*PROVIDED DATA*.
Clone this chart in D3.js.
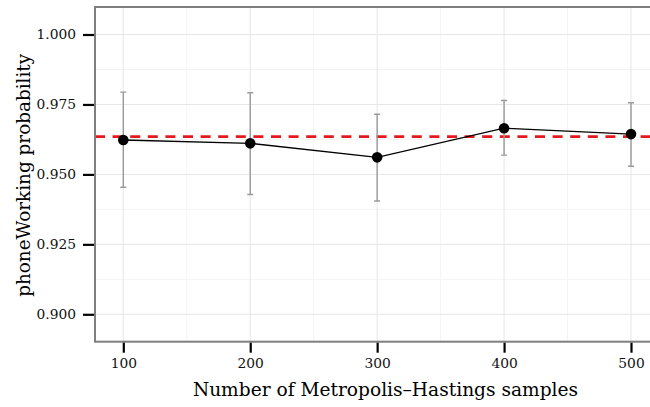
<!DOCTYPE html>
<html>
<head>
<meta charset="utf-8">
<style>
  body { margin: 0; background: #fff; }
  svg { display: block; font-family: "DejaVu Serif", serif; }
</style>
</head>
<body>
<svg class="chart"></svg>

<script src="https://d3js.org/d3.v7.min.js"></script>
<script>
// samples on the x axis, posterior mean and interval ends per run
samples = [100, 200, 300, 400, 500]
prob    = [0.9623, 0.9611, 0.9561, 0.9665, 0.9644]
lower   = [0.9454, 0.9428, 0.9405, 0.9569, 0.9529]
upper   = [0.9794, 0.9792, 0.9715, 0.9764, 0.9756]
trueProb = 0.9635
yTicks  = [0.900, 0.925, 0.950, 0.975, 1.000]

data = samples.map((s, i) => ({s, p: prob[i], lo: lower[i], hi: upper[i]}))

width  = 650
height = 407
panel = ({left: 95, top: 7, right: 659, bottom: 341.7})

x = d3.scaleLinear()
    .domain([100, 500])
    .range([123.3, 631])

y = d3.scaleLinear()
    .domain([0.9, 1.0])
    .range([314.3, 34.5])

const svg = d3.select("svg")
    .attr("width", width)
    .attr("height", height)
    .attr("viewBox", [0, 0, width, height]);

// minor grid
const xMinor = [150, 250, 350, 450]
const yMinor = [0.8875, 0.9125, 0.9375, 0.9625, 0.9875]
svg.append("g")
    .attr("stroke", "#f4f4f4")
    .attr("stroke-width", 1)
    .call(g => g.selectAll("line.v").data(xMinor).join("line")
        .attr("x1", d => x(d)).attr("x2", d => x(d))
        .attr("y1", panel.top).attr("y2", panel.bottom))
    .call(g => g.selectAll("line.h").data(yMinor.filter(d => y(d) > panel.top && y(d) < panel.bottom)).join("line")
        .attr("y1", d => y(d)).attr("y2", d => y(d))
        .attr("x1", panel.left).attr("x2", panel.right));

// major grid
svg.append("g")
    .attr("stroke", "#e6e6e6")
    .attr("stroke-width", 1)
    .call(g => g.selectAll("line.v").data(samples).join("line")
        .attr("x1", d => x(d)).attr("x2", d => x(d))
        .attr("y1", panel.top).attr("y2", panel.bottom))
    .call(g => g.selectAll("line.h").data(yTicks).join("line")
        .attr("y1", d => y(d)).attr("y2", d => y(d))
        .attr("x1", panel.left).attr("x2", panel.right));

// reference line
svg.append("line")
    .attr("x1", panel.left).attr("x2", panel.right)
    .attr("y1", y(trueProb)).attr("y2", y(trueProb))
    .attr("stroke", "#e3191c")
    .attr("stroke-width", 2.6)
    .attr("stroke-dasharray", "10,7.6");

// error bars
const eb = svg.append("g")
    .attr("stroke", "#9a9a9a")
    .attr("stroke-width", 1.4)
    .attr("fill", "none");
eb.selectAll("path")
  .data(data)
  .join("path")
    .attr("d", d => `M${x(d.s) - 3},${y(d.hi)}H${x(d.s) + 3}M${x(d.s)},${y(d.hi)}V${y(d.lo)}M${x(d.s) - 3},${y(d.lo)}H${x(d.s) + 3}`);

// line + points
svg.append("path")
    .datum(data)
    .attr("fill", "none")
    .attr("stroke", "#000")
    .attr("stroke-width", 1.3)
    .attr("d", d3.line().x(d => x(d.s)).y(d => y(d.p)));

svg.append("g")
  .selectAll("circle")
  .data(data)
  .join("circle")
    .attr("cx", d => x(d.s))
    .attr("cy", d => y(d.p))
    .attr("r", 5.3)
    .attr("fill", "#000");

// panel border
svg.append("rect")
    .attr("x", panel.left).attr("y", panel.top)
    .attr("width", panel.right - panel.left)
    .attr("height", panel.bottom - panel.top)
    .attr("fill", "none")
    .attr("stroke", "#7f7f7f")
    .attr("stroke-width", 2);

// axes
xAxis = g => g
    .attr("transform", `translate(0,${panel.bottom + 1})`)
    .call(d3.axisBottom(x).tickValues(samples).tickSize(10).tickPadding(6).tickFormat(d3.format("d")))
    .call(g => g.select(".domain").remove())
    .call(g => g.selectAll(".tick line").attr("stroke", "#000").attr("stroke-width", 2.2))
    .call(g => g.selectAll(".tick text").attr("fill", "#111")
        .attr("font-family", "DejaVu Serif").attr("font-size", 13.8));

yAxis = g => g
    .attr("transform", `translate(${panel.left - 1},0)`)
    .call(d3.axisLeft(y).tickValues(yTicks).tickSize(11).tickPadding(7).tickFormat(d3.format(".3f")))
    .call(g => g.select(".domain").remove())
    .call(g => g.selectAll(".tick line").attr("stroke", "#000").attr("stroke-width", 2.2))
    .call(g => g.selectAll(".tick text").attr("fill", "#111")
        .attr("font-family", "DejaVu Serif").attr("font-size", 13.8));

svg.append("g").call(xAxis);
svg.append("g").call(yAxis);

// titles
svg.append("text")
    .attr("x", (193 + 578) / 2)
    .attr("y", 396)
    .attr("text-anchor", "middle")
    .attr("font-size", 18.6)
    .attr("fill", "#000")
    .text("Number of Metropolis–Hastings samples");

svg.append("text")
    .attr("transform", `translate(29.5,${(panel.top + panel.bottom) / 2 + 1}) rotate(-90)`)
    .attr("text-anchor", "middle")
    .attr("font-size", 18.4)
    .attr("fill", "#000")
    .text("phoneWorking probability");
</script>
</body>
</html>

*EXERCISE TASK*. Reproduce the full material exactly, excluding the pictures.

*THE RESPONSE*.
Clone this chart in D3.js.
<!DOCTYPE html>
<html>
<head>
<meta charset="utf-8">
<style>
  body { margin: 0; background: #fff; }
  svg { display: block; font-family: "DejaVu Serif", serif; }
</style>
</head>
<body>
<svg class="chart"></svg>

<script src="https://d3js.org/d3.v7.min.js"></script>
<script>
// samples on the x axis, posterior mean and interval ends per run
samples = [100, 200, 300, 400, 500]
prob    = [0.9623, 0.9611, 0.9561, 0.9665, 0.9644]
lower   = [0.9454, 0.9428, 0.9405, 0.9569, 0.9529]
upper   = [0.9794, 0.9792, 0.9715, 0.9764, 0.9756]
trueProb = 0.9635
yTicks  = [0.900, 0.925, 0.950, 0.975, 1.000]

data = samples.map((s, i) => ({s, p: prob[i], lo: lower[i], hi: upper[i]}))

width  = 650
height = 407
panel = ({left: 95, top: 7, right: 659, bottom: 341.7})

x = d3.scaleLinear()
    .domain([100, 500])
    .range([123.3, 631])

y = d3.scaleLinear()
    .domain([0.9, 1.0])
    .range([314.3, 34.5])

const svg = d3.select("svg")
    .attr("width", width)
    .attr("height", height)
    .attr("viewBox", [0, 0, width, height]);

// minor grid
const xMinor = [150, 250, 350, 450]
const yMinor = [0.8875, 0.9125, 0.9375, 0.9625, 0.9875]
svg.append("g")
    .attr("stroke", "#f4f4f4")
    .attr("stroke-width", 1)
    .call(g => g.selectAll("line.v").data(xMinor).join("line")
        .attr("x1", d => x(d)).attr("x2", d => x(d))
        .attr("y1", panel.top).attr("y2", panel.bottom))
    .call(g => g.selectAll("line.h").data(yMinor.filter(d => y(d) > panel.top && y(d) < panel.bottom)).join("line")
        .attr("y1", d => y(d)).attr("y2", d => y(d))
        .attr("x1", panel.left).attr("x2", panel.right));

// major grid
svg.append("g")
    .attr("stroke", "#e6e6e6")
    .attr("stroke-width", 1)
    .call(g => g.selectAll("line.v").data(samples).join("line")
        .attr("x1", d => x(d)).attr("x2", d => x(d))
        .attr("y1", panel.top).attr("y2", panel.bottom))
    .call(g => g.selectAll("line.h").data(yTicks).join("line")
        .attr("y1", d => y(d)).attr("y2", d => y(d))
        .attr("x1", panel.left).attr("x2", panel.right));

// reference line
svg.append("line")
    .attr("x1", panel.left).attr("x2", panel.right)
    .attr("y1", y(trueProb)).attr("y2", y(trueProb))
    .attr("stroke", "#e3191c")
    .attr("stroke-width", 2.6)
    .attr("stroke-dasharray", "10,7.6");

// error bars
const eb = svg.append("g")
    .attr("stroke", "#9a9a9a")
    .attr("stroke-width", 1.4)
    .attr("fill", "none");
eb.selectAll("path")
  .data(data)
  .join("path")
    .attr("d", d => `M${x(d.s) - 3},${y(d.hi)}H${x(d.s) + 3}M${x(d.s)},${y(d.hi)}V${y(d.lo)}M${x(d.s) - 3},${y(d.lo)}H${x(d.s) + 3}`);

// line + points
svg.append("path")
    .datum(data)
    .attr("fill", "none")
    .attr("stroke", "#000")
    .attr("stroke-width", 1.3)
    .attr("d", d3.line().x(d => x(d.s)).y(d => y(d.p)));

svg.append("g")
  .selectAll("circle")
  .data(data)
  .join("circle")
    .attr("cx", d => x(d.s))
    .attr("cy", d => y(d.p))
    .attr("r", 5.3)
    .attr("fill", "#000");

// panel border
svg.append("rect")
    .attr("x", panel.left).attr("y", panel.top)
    .attr("width", panel.right - panel.left)
    .attr("height", panel.bottom - panel.top)
    .attr("fill", "none")
    .attr("stroke", "#7f7f7f")
    .attr("stroke-width", 2);

// axes
xAxis = g => g
    .attr("transform", `translate(0,${panel.bottom + 1})`)
    .call(d3.axisBottom(x).tickValues(samples).tickSize(10).tickPadding(6).tickFormat(d3.format("d")))
    .call(g => g.select(".domain").remove())
    .call(g => g.selectAll(".tick line").attr("stroke", "#000").attr("stroke-width", 2.2))
    .call(g => g.selectAll(".tick text").attr("fill", "#111")
        .attr("font-family", "DejaVu Serif").attr("font-size", 13.8));

yAxis = g => g
    .attr("transform", `translate(${panel.left - 1},0)`)
    .call(d3.axisLeft(y).tickValues(yTicks).tickSize(11).tickPadding(7).tickFormat(d3.format(".3f")))
    .call(g => g.select(".domain").remove())
    .call(g => g.selectAll(".tick line").attr("stroke", "#000").attr("stroke-width", 2.2))
    .call(g => g.selectAll(".tick text").attr("fill", "#111")
        .attr("font-family", "DejaVu Serif").attr("font-size", 13.8));

svg.append("g").call(xAxis);
svg.append("g").call(yAxis);

// titles
svg.append("text")
    .attr("x", (193 + 578) / 2)
    .attr("y", 396)
    .attr("text-anchor", "middle")
    .attr("font-size", 18.6)
    .attr("fill", "#000")
    .text("Number of Metropolis–Hastings samples");

svg.append("text")
    .attr("transform", `translate(29.5,${(panel.top + panel.bottom) / 2 + 1}) rotate(-90)`)
    .attr("text-anchor", "middle")
    .attr("font-size", 18.4)
    .attr("fill", "#000")
    .text("phoneWorking probability");
</script>
</body>
</html>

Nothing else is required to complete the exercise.